I'm sure I've forgotten small things, blogs started but ignored, forums joined but forgotten. Lots of small attempts to reach above the backwash of anonymity to grab a piece of the sacred Internet Famous cake.

So, some time passes and I think to myself "I need a blog". Just 'cause. No ulterior motive, just somewhere to put my thoughts. If other people want to read it, I welcome it, but primarily I just need somewhere that's mine.

And that's why, if you're still reading, I put you through the above. Maybe you found it interesting. Maybe it struck a chord with you, I don't know. I have no illusions that I am the only one with such experiences.

Even now you can see I am asking for some kind of readership. The quest for Internet Fame is a hard one to break. Anonymity is a blessing and a curse, and given the number of Facebook stalking cases you hear about, many clearly wish to be more than everyone else, be it through adding everyone you don't know on the social networking site of your choice or uploading videos of yourself being a complete twat on YouTube. And obviously I'm no different.

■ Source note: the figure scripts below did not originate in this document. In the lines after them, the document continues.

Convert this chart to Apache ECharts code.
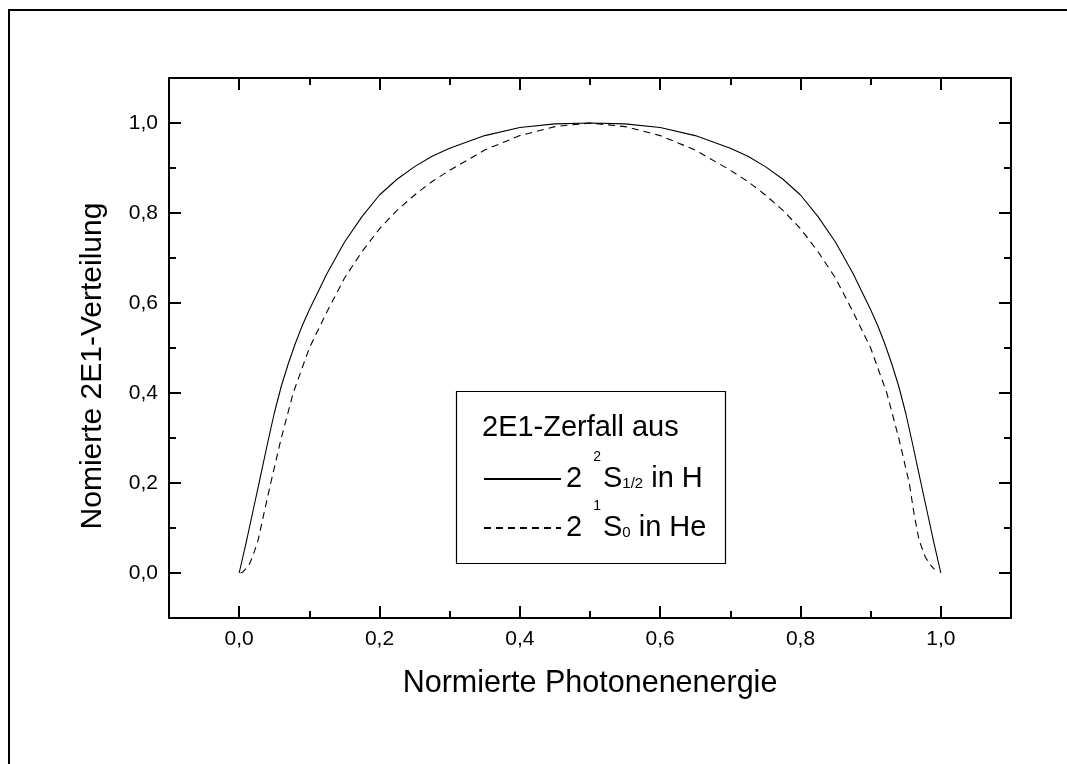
<!DOCTYPE html>
<html lang="de" style="width: 100%; height: 100%">
<head>
  <meta charset="utf-8">
  <style>
    html, body { margin: 0; padding: 0; background: #fff; }
  </style>
</head>
<body style="width: 1067px; height: 764px">
  <div id="container" style="width: 1067px; height: 764px"></div>

  <script type="text/javascript" src="https://cdn.jsdelivr.net/npm/echarts@6.0.0/dist/echarts.min.js"></script>

  <script type="text/javascript">

var FONT = "'Liberation Sans', Arial, Helvetica, sans-serif";

// 2 2S1/2 in H (solid)
var hX = [0, 0.01, 0.02, 0.03, 0.04, 0.05, 0.06, 0.07, 0.08, 0.09, 0.1, 0.125, 0.15, 0.175, 0.2, 0.225, 0.25, 0.275, 0.3, 0.35, 0.4, 0.45, 0.5,
          0.55, 0.6, 0.65, 0.7, 0.725, 0.75, 0.775, 0.8, 0.825, 0.85, 0.875, 0.9, 0.91, 0.92, 0.93, 0.94, 0.95, 0.96, 0.97, 0.98, 0.99, 1.0];
var hY = [0, 0.068, 0.14, 0.212, 0.285, 0.355, 0.415, 0.465, 0.51, 0.55, 0.585, 0.665, 0.735, 0.792, 0.84, 0.875, 0.903, 0.926, 0.944, 0.972, 0.99, 0.998, 1.0,
          0.998, 0.99, 0.972, 0.944, 0.926, 0.903, 0.875, 0.84, 0.792, 0.735, 0.665, 0.585, 0.55, 0.51, 0.465, 0.415, 0.355, 0.285, 0.212, 0.14, 0.068, 0];

// 2 1S0 in He (dashed)
var heX = [0.002, 0.005, 0.01, 0.015, 0.02, 0.027, 0.035, 0.045, 0.06, 0.077, 0.1, 0.125, 0.15, 0.175, 0.2, 0.225, 0.25, 0.275, 0.3, 0.35, 0.4, 0.45, 0.5,
           0.55, 0.6, 0.65, 0.7, 0.725, 0.75, 0.775, 0.8, 0.825, 0.85, 0.875, 0.9, 0.923, 0.94, 0.955, 0.962, 0.969, 0.978, 0.985, 0.991];
var heY = [0, 0.002, 0.01, 0.021, 0.04, 0.073, 0.13, 0.2, 0.3, 0.4, 0.5, 0.58, 0.655, 0.714, 0.765, 0.806, 0.84, 0.87, 0.895, 0.94, 0.972, 0.992, 1.0,
           0.992, 0.972, 0.94, 0.895, 0.87, 0.84, 0.806, 0.765, 0.714, 0.655, 0.58, 0.5, 0.4, 0.3, 0.2, 0.13, 0.073, 0.035, 0.018, 0.008];

var majorTicks = [0, 0.2, 0.4, 0.6, 0.8, 1.0];
var axisMin = -0.1, axisMax = 1.1;

var xTitle = 'Normierte Photonenenergie';
var yTitle = 'Nomierte 2E1-Verteilung';
var legendTitle = '2E1-Zerfall aus';

function pairs(xs, ys) {
  var out = [];
  for (var i = 0; i < xs.length; i++) out.push([xs[i], ys[i]]);
  return out;
}
function fmt(v) {
  return (Math.round(v * 10) / 10).toFixed(1).replace('.', ',');
}

var dom = document.getElementById('container');
var myChart = echarts.init(dom, null, { renderer: 'canvas' });

var gridPos = { left: 169, right: 56, top: 78, bottom: 146 };
var black = '#000';

// minor-tick axes (grid 0) carry the frame lines
function minorAxis(pos, grid) {
  return {
    type: 'value', gridIndex: grid, position: pos, min: axisMin, max: axisMax, interval: 0.1,
    axisLine: { show: true, onZero: false, lineStyle: { color: black, width: 2 } },
    axisTick: { show: true, inside: true, length: 7, lineStyle: { color: black, width: 2 } },
    axisLabel: { show: false },
    splitLine: { show: false }
  };
}
// major-tick axes (grid 1)
function majorAxis(pos, grid, labels) {
  return {
    type: 'value', gridIndex: grid, position: pos, min: axisMin, max: axisMax,
    axisLine: { show: false, onZero: false },
    axisTick: { show: true, inside: true, length: 12, customValues: majorTicks, lineStyle: { color: black, width: 2 } },
    axisLabel: { show: labels, customValues: majorTicks, formatter: fmt, margin: 11, fontSize: 21, color: black, fontFamily: FONT },
    splitLine: { show: false }
  };
}

var xMain = majorAxis('bottom', 1, true);
xMain.name = xTitle;
xMain.nameLocation = 'middle';
xMain.nameGap = 50;
xMain.nameTextStyle = { fontSize: 30.5, color: black, fontFamily: FONT };

var yMain = majorAxis('left', 1, true);
yMain.name = yTitle;
yMain.nameLocation = 'middle';
yMain.nameRotate = 90;
yMain.nameGap = 61;
yMain.nameTextStyle = { fontSize: 30, color: black, fontFamily: FONT, padding: [0, 36, 0, 0] };

var legendText = {
  color: black, fontSize: 29, fontFamily: FONT,
  rich: {
    sup: { fontSize: 14, color: black, fontFamily: FONT, padding: [0, 2, 44, 3] },
    sub: { fontSize: 15, color: black, fontFamily: FONT, padding: [10, 0, 0, 0] }
  }
};

var option = {
  animation: false,
  backgroundColor: '#fff',
  grid: [
    Object.assign({}, gridPos),
    Object.assign({}, gridPos)
  ],
  xAxis: [
    minorAxis('bottom', 0),
    minorAxis('top', 0),
    xMain,
    majorAxis('top', 1, false)
  ],
  yAxis: [
    minorAxis('left', 0),
    minorAxis('right', 0),
    yMain,
    majorAxis('right', 1, false)
  ],
  title: {
    text: legendTitle, left: 482, top: 413, padding: 0,
    textStyle: { fontSize: 29, fontWeight: 'normal', color: black, fontFamily: FONT }
  },
  legend: [
    {
      data: ['H'], orient: 'vertical', left: 483, top: 450, padding: 0,
      itemWidth: 77, itemHeight: 14, selectedMode: false,
      itemStyle: { opacity: 0 },
      formatter: function () { return '2 {sup|2}S{sub|1/2} in H'; },
      textStyle: legendText
    },
    {
      data: ['He'], orient: 'vertical', left: 483, top: 499, padding: 0,
      itemWidth: 77, itemHeight: 14, selectedMode: false,
      itemStyle: { opacity: 0 },
      formatter: function () { return '2 {sup|1}S{sub|0} in He'; },
      textStyle: legendText
    }
  ],
  graphic: [
    { type: 'line', shape: { x1: 9, y1: 10, x2: 1067, y2: 10 }, style: { stroke: black, lineWidth: 2 } },
    { type: 'line', shape: { x1: 9, y1: 9, x2: 9, y2: 764 }, style: { stroke: black, lineWidth: 2 } },
    { type: 'rect', shape: { x: 456.5, y: 391.5, width: 269, height: 172 }, style: { fill: 'none', stroke: black, lineWidth: 1.2 }, z: 10 }
  ],
  series: [
    {
      name: 'H', type: 'line', xAxisIndex: 0, yAxisIndex: 0,
      data: pairs(hX, hY), symbol: 'none', showSymbol: false,
      smooth: false,
      lineStyle: { color: black, width: 1.1, type: 'solid', join: 'round' },
      itemStyle: { color: black }
    },
    {
      name: 'He', type: 'line', xAxisIndex: 0, yAxisIndex: 0,
      data: pairs(heX, heY), symbol: 'none', showSymbol: false,
      smooth: false,
      lineStyle: { color: black, width: 1.1, type: [7, 5], join: 'round' },
      itemStyle: { color: black }
    }
  ]
};

myChart.setOption(option);

  </script>
</body>
</html>
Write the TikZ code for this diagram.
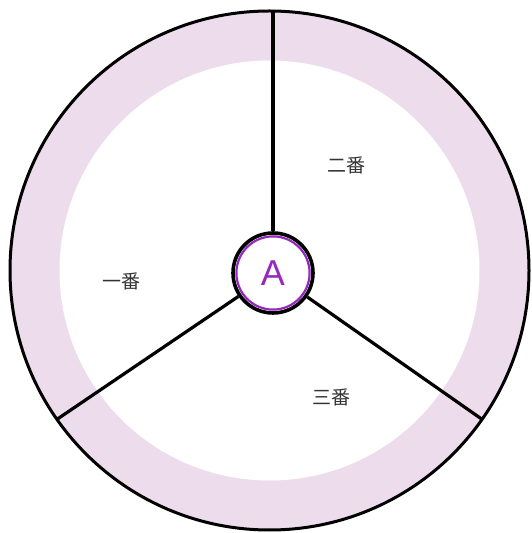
\documentclass[tikz,border=0pt]{standalone}
\usepackage{fontspec}
\setsansfont{Liberation Sans}
\newfontfamily\cjk{Noto Sans CJK JP}
\definecolor{ringpink}{RGB}{237,221,236}
\definecolor{hubpurple}{RGB}{150,40,190}
\tikzset{
  spoke/.style={draw=black, line width=3.2pt},
  ban/.style={font=\cjk\fontsize{19}{19}\selectfont, text=black!80, inner sep=0pt}
}
\begin{document}
\begin{tikzpicture}[x=1pt, y=1pt]
\useasboundingbox (0,0) rectangle (531,533);
% Outer ring
\coordinate (O) at (269.5,262.5);
\filldraw[fill=ringpink, draw=black, line width=3pt] (O) circle (259.5);
\fill[white] (O) circle (210);

% Hub
\node[circle, draw=black, fill=white, line width=3.6pt, minimum size=80pt, inner sep=0pt,
      text=hubpurple, font=\sffamily\fontsize{36}{36}\selectfont] (hub) at (273,260) {A};
\draw[hubpurple, line width=2.2pt] (hub.center) circle (36.6);

% Spokes
\coordinate (top) at (273,523);
\coordinate (left) at ([shift={(-145:260)}]O);
\coordinate (right) at ([shift={(-35:260)}]O);
\draw[spoke] (hub) -- (top);
\draw[spoke] (hub) -- (left);
\draw[spoke] (hub) -- (right);

% Labels
\node[ban] (ichi) at (121,252) {一番};
\node[ban] (ni) at (346,368) {二番};
\node[ban] (san) at (331,136) {三番};
\end{tikzpicture}
\end{document}
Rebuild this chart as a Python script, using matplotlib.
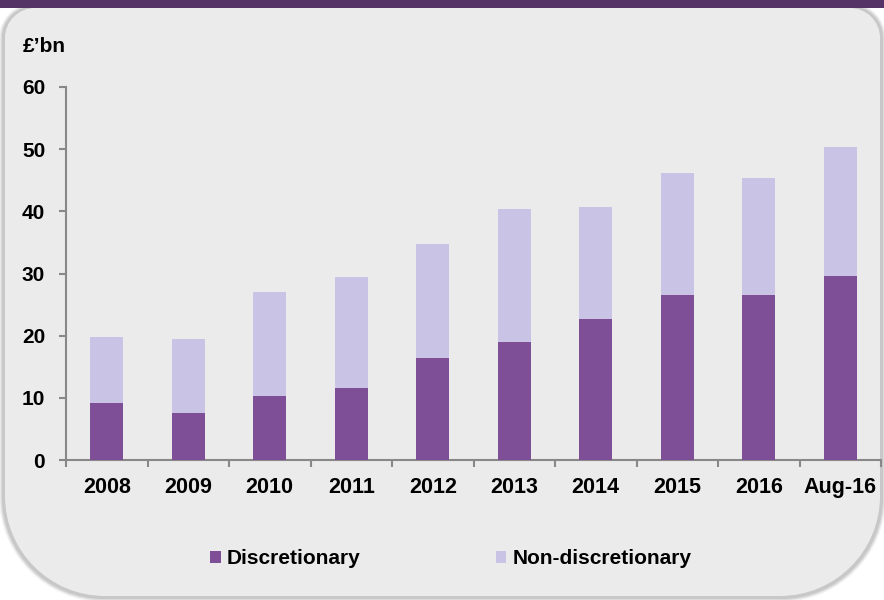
import matplotlib
matplotlib.use("Agg")
import matplotlib.pyplot as plt
from matplotlib.patches import Rectangle, PathPatch
from matplotlib.path import Path
import numpy as np

categories = ["2008", "2009", "2010", "2011", "2012", "2013", "2014", "2015", "2016", "Aug-16"]
discretionary = [9.1, 7.6, 10.3, 11.6, 16.4, 19.0, 22.7, 26.5, 26.6, 29.6]
non_discretionary_total = [19.8, 19.5, 27.1, 29.4, 34.7, 40.4, 40.7, 46.1, 45.4, 50.4]
non_discretionary = [t - d for t, d in zip(non_discretionary_total, discretionary)]
y_ticks = [0, 10, 20, 30, 40, 50, 60]
series_names = ["Discretionary", "Non-discretionary"]

C_DISC = "#7E4E96"
C_NON = "#C9C3E6"
BG = "#EBEBEB"
W, H = 884, 600

plt.rcParams["font.family"] = ["Liberation Sans", "DejaVu Sans"]
plt.rcParams["font.weight"] = "bold"

fig = plt.figure(figsize=(W / 100, H / 100), dpi=100)
fig.patch.set_facecolor("white")

# frame with rounded corners (pixel coordinates, origin bottom-left)
def frame_path(x0, y0, x1, y1, rb, rt):
    k = 0.5523
    verts = [
        (x0, y0 + rb),
        (x0, y1 - rt),
        (x0, y1 - rt + rt * k), (x0 + rt - rt * k, y1), (x0 + rt, y1),
        (x1 - rt, y1),
        (x1 - rt + rt * k, y1), (x1, y1 - rt + rt * k), (x1, y1 - rt),
        (x1, y0 + rb),
        (x1, y0 + rb - rb * k), (x1 - rb + rb * k, y0), (x1 - rb, y0),
        (x0 + rb, y0),
        (x0 + rb - rb * k, y0), (x0, y0 + rb - rb * k), (x0, y0 + rb),
        (x0, y0 + rb),
    ]
    codes = [Path.MOVETO, Path.LINETO,
             Path.CURVE4, Path.CURVE4, Path.CURVE4,
             Path.LINETO,
             Path.CURVE4, Path.CURVE4, Path.CURVE4,
             Path.LINETO,
             Path.CURVE4, Path.CURVE4, Path.CURVE4,
             Path.LINETO,
             Path.CURVE4, Path.CURVE4, Path.CURVE4,
             Path.CLOSEPOLY]
    return Path([(x / W, y / H) for x, y in verts], codes)

bg_ax = fig.add_axes([0, 0, 1, 1])
bg_ax.set_xlim(0, 1)
bg_ax.set_ylim(0, 1)
bg_ax.axis("off")
for lw, col in [(7, "#F2F2F2"), (5, "#DDDDDD"), (3, "#C8C8C8")]:
    bg_ax.add_patch(PathPatch(frame_path(4, 3, 881, 600 - 8, 100, 30), facecolor="none",
                              edgecolor=col, linewidth=lw, transform=bg_ax.transAxes))
bg_ax.add_patch(PathPatch(frame_path(5, 4, 880, 600 - 8, 100, 30), facecolor=BG,
                          edgecolor="none", transform=bg_ax.transAxes))
bg_ax.add_patch(Rectangle((0, 1 - 8 / H), 1, 8 / H, facecolor="#553366",
                          edgecolor="none", transform=bg_ax.transAxes))

ax = fig.add_axes([66 / W, (H - 460) / H, (881 - 66) / W, (460 - 87) / H])
ax.set_facecolor("none")
x = np.arange(len(categories))
width = 0.40
ax.bar(x, discretionary, width, color=C_DISC, label=series_names[0], zorder=3)
ax.bar(x, non_discretionary, width, bottom=discretionary, color=C_NON,
       label=series_names[1], zorder=3)

ax.set_xlim(-0.5, len(categories) - 0.5)
ax.set_ylim(0, 60)
ax.set_yticks(y_ticks)
ax.set_yticklabels([str(v) for v in y_ticks], fontsize=15, fontweight="bold")
ax.set_xticks(x)
ax.set_xticklabels(categories, fontsize=15.5, fontweight="bold")
ax.set_xticks(np.arange(-0.5, len(categories), 1.0), minor=True)
ax.tick_params(axis="x", which="major", length=0, pad=12)
ax.tick_params(axis="x", which="minor", length=5, width=1.5, color="#888888", direction="out")
ax.tick_params(axis="y", length=5, width=1.5, color="#888888", pad=10)
for s in ["top", "right"]:
    ax.spines[s].set_visible(False)
for s in ["left", "bottom"]:
    ax.spines[s].set_color("#888888")
    ax.spines[s].set_linewidth(1.5)

fig.text(23 / W, 1 - 47 / H, "£’bn", fontsize=15, fontweight="bold", va="center", ha="left")

handles = [Rectangle((0, 0), 1, 1, facecolor=C_DISC), Rectangle((0, 0), 1, 1, facecolor=C_NON)]
fig.legend(handles, series_names, loc="center", bbox_to_anchor=(451 / W, 1 - 559 / H),
           ncol=2, frameon=False, prop={"size": 15, "weight": "bold"},
           handlelength=0.5, handleheight=0.5, handletextpad=0.3, columnspacing=6.5)

fig.savefig("out.png", dpi=100, facecolor="white")
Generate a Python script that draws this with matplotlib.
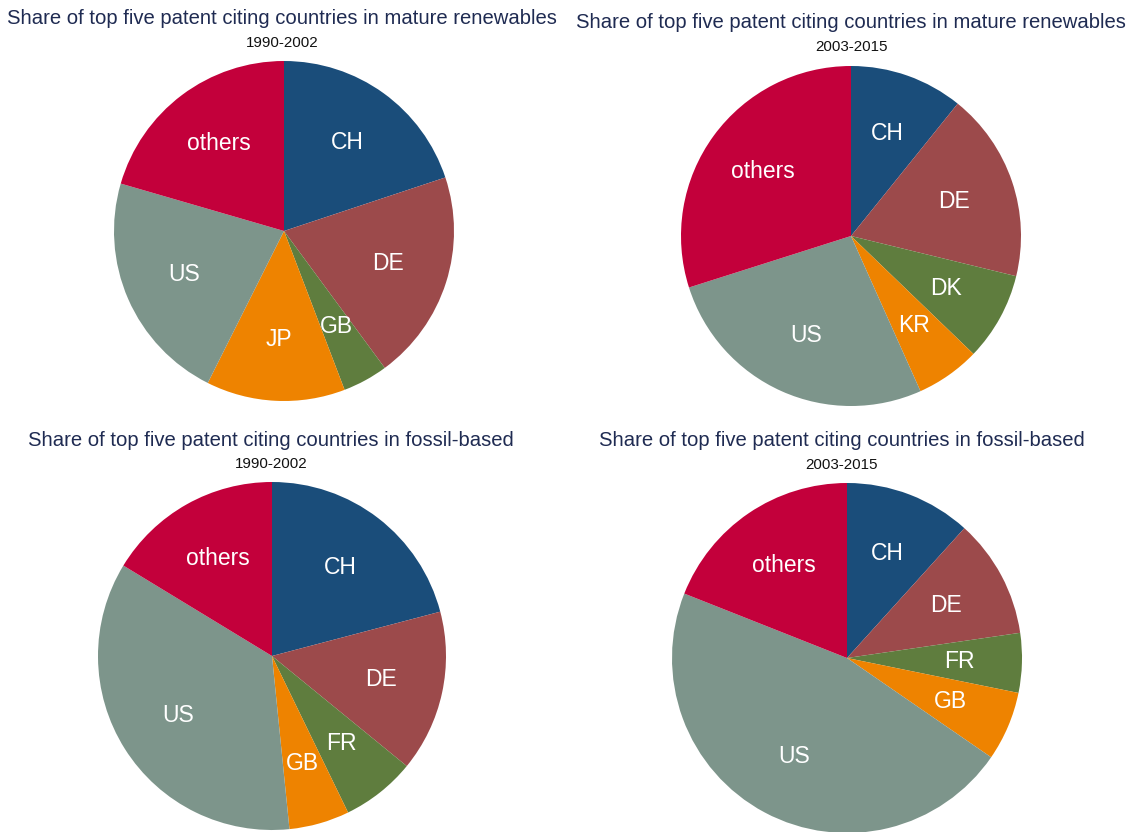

The very creation of a blog instead of just writing a pen and paper journal is testament to that.

I don't want to be Internet Famous. That is what I will tell myself. I don't want to be Internet famous. Being Internet Famous is usually the result of being a complete fuckwad. To get famous on the Internet quick you have to make yourself a caricature. A screaming, attention whoring zoo animal, that people keep coming back to to see if you'll fling shit at the camera again. Or, god forbid, a meme.

True, some people make it without sacrificing their dignity. Plenty of people actually. And maybe one day I'll find myself wanting to become one of them again. And maybe I'll have the commitment to do so. For now though, I don't want to be Internet Famous.

That said, I'd settle for being Internet Liked.